During this period the Chacoans began construction of an elaborate road system that would be unequaled in North America for another seven hundred years. These were by no means “dirt trails,” but carefully engineered roads. Thirty feet wide in places, the roadbeds were generally excavated into the ground and bordered by earthen berms or low masonry walls. Many of them appear to have been surfaced with crushed potsherds. In one location north of Chaco Canyon, the road becomes a four-lane “highway,” where four parallel routes head north. When the desired routes encountered cliffs or steep hills, the engineers built wood scaffolding or earthen ramps, or carved stairs into solid rock. They are lined with signal towers, “way-stations,” and shrines. The latter seem to have functioned as places of prayer and ritual reflection similar to the stations of the cross in the Christian tradition.
Chacoan architecture is stunning. The Chaco Anasazi constructed multistoried Great Houses: walled towns that would have awed Europeans of the same period. D-shaped, rectangular, or circular, the Great Houses contained hundreds of rooms—most of which were never lived in. The population of these enormous Great Houses probably hovered at between one hundred and two hundred people. The extra rooms were used for storage and may have acted as guest quarters when the canyon population expanded during major ceremonials. To support the weight of the upper stories, the lower walls were built three to four feet thick, and each story was set back at regular intervals to create a “stairlike” appearance. Such daunting edifices required the builders to quarry and dress tons of stone, haul it for miles to reach the building site, and carry enough sand, clay, and water to make the mortar. Interior and exterior walls were then plastered with bright clays and painted with colorful artwork.
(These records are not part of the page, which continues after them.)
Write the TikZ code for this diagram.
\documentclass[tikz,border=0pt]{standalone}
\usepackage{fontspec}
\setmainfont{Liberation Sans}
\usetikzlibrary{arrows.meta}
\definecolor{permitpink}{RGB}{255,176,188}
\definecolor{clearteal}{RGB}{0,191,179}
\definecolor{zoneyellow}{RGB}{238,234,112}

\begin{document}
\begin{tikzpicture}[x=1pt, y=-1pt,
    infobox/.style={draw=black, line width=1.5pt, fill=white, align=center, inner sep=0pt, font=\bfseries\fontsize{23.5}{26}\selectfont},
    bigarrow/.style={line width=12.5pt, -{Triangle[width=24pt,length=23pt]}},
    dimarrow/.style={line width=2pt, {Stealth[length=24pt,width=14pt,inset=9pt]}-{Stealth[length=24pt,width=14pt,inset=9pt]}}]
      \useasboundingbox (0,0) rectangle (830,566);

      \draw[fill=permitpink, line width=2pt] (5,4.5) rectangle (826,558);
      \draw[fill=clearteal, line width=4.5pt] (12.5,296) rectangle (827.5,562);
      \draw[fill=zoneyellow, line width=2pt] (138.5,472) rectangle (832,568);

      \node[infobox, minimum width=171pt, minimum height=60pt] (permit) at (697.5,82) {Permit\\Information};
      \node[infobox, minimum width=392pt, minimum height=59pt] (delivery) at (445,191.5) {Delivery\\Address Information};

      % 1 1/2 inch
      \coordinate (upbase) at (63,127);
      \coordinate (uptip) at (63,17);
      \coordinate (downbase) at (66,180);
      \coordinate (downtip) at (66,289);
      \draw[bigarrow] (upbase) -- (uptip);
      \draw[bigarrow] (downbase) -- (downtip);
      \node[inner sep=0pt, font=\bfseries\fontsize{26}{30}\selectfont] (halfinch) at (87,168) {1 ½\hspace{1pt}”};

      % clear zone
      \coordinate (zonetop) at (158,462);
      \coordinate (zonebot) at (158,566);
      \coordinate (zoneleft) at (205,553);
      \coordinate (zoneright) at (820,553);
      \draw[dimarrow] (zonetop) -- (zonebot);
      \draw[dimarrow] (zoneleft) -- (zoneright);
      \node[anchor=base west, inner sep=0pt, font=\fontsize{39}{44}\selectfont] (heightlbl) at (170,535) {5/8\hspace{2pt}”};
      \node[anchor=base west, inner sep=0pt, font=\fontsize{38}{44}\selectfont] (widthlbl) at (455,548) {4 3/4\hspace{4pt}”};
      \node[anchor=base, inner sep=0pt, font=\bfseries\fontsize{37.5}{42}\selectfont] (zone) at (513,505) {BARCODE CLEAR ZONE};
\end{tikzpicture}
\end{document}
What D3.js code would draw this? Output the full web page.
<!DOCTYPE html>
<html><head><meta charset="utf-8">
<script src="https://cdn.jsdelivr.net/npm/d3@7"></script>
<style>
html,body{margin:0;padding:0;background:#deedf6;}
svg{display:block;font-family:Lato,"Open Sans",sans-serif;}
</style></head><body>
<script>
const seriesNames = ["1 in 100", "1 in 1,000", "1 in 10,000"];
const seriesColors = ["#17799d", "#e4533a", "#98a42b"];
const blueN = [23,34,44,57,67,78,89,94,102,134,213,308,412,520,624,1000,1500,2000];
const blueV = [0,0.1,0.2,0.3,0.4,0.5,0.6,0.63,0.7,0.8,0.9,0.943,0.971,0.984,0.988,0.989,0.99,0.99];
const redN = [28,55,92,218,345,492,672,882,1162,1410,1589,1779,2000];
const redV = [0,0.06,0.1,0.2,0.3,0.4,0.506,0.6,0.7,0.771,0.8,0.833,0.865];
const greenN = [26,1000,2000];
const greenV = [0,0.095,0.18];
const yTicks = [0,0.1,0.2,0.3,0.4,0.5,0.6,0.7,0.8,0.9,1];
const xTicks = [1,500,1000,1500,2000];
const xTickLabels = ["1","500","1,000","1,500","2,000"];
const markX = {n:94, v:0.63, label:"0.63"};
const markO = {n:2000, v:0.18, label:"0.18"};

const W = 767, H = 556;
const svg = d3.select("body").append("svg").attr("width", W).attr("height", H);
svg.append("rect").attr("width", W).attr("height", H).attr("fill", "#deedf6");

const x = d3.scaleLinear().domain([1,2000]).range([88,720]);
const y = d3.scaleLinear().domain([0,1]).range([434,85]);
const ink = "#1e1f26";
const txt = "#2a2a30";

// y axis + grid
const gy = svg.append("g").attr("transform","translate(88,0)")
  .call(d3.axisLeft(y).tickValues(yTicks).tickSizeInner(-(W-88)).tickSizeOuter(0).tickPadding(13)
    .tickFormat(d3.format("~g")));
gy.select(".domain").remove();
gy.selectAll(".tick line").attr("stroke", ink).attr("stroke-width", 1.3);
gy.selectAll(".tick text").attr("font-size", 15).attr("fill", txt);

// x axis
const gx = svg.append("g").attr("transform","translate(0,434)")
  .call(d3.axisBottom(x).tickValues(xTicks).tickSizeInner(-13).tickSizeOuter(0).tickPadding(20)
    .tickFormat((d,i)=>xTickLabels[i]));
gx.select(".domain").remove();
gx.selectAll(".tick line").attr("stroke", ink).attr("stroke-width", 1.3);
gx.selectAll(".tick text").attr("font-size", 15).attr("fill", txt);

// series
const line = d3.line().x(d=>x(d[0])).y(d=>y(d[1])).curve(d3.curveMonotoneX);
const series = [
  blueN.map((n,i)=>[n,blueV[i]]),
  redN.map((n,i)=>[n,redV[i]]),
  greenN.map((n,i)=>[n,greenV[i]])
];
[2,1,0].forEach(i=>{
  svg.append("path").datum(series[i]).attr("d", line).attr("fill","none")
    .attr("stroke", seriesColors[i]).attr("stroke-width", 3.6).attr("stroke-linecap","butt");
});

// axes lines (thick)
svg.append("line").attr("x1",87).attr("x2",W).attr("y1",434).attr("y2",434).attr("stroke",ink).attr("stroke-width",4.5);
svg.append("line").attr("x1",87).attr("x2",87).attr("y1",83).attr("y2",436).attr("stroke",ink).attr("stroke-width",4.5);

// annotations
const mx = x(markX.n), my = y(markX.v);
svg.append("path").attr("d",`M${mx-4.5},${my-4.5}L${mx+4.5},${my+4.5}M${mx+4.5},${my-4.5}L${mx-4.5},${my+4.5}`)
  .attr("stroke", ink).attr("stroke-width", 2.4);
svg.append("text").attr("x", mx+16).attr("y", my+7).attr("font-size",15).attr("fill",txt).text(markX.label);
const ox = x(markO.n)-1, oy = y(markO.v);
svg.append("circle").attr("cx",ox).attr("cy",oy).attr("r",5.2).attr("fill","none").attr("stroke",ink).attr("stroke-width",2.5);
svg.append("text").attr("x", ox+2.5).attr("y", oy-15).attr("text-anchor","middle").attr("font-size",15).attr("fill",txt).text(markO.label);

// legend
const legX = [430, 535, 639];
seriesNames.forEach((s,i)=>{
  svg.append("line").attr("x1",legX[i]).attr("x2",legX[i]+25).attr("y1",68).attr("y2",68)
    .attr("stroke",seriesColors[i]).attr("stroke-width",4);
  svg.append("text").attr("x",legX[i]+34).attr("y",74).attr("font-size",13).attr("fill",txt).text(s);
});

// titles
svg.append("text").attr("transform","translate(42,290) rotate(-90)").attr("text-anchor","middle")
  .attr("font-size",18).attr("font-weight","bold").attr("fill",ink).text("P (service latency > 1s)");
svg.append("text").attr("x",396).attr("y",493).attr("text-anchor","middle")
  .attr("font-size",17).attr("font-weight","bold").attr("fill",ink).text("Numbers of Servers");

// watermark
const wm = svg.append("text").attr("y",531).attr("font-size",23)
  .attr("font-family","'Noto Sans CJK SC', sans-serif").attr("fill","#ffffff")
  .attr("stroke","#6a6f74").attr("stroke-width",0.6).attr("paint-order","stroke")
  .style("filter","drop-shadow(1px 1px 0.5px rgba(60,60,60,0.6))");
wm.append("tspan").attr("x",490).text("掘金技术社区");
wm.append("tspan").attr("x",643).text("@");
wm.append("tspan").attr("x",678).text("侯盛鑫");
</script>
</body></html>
Chacoans were also extraordinary astronomers. The elegant motions of the sun, moon, and stars were the very heart of their Great Houses.
Pueblo Bonito (called Talon Town in People of the Silence) demonstrates alignments with the cardinal directions and several solstice-monitoring stations. The axis of the large kiva—a subterranean ceremonial chamber—is on a true north-south line, as is the internal line of rooms that divides the pueblo in half. The long straight wall forming the front of the west half of Pueblo Bonito runs true east-west.
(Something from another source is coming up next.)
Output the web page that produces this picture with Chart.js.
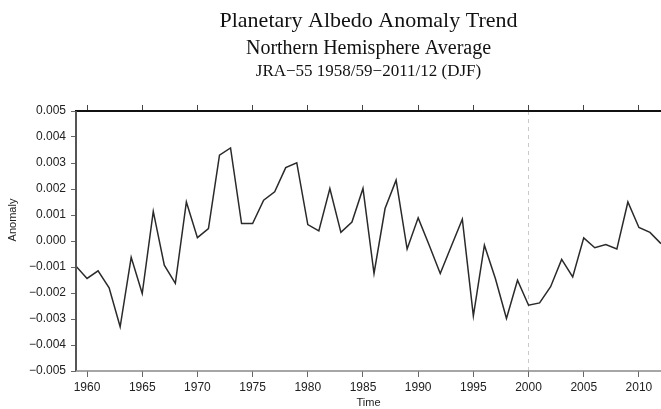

Pueblo Bonito also contains curious “corner windows.” One of these windows, Room 228, begins charting the coming winter solstice forty-nine days in advance of the event. A thin beam of light strikes the room’s back wall. This beam gradually widens as the winter solstice approaches, moving northward an inch a day across the wall. At dawn on the solstice, a full rectangle of light shines on the north wall.
Despite the grandeur of their culture, Chaco Canyon was a place of marginal resources. Water, wood, and productive soils were very precious. By the time the canyon reached its peak, at the beginning of the twelfth century, those resources were being strained to the limit. The Chacoans constructed dams and ditches to divert rainwater to their fields, and cultivated special gardens in the side canyons and on the mesa tops. But when the population reached around 2,000 people, the fragile desert ecosystems failed. The canyon could no longer feed its inhabitants.
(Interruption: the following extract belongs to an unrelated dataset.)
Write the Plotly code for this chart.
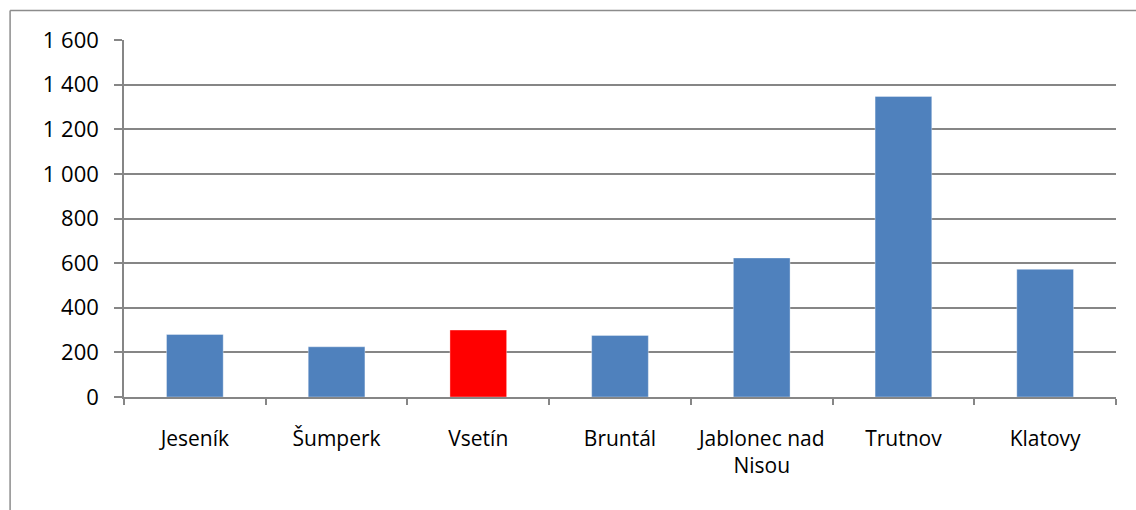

The outlying communities—linked by the roads—brought a wide variety of goods to Chaco Canyon, in addition to food, timber, turquoise, and other rare minerals. The Chacoan elite also managed a trade network that brought seashells from as far away as the Pacific Ocean, and copper bells and macaws from central Mexico.
Even many utilitarian goods were imported. Up to one-third of the stone tools and half of the pottery cooking vessels found at Pueblo Alto (called Center Place in this book) were made from special stones and clays found in the Chuska Mountains fifty miles west of Chaco Canyon. Much of the finished pottery came from the Mesa Verde region in southern Colorado.
We know from tree-ring data that precipitation between A.D. 900–1150 was extremely variable around the San Juan Basin. One village might have received unusual rainfall and produced a food surplus, while another village, a few miles away, might have suffered both drought and famine. Many archaeologists have theorized that Chaco Canyon served as a central storage and redistribution center. Surplus food would have been hauled in from prosperous villages, then shipped out to needy outlying communities. This theory is not unreasonable, given that modern Puebloan peoples, such as the Hopi, still maintain a three-year food supply.
Around A.D. 1130, a new drought began. In a high desert environment even a short drought can be disastrous, but this one lasted twenty-five years. The springs and seeps dried up. Growing traditional crops of corns, beans, and squash became precarious. After decades of exploitation, every stick of wood had been collected, every clump of brush twisted out of the ground. When the scant rainfall did come, the exposed topsoil was vulnerable. Floods surged down the drainages, stripping the exhausted earth and uprooting the frail crops. Chaco Wash, the primary source of water for the canyon, reached its deepest point around A.D. 1150, cutting to a depth of thirteen feet and lowering the water table.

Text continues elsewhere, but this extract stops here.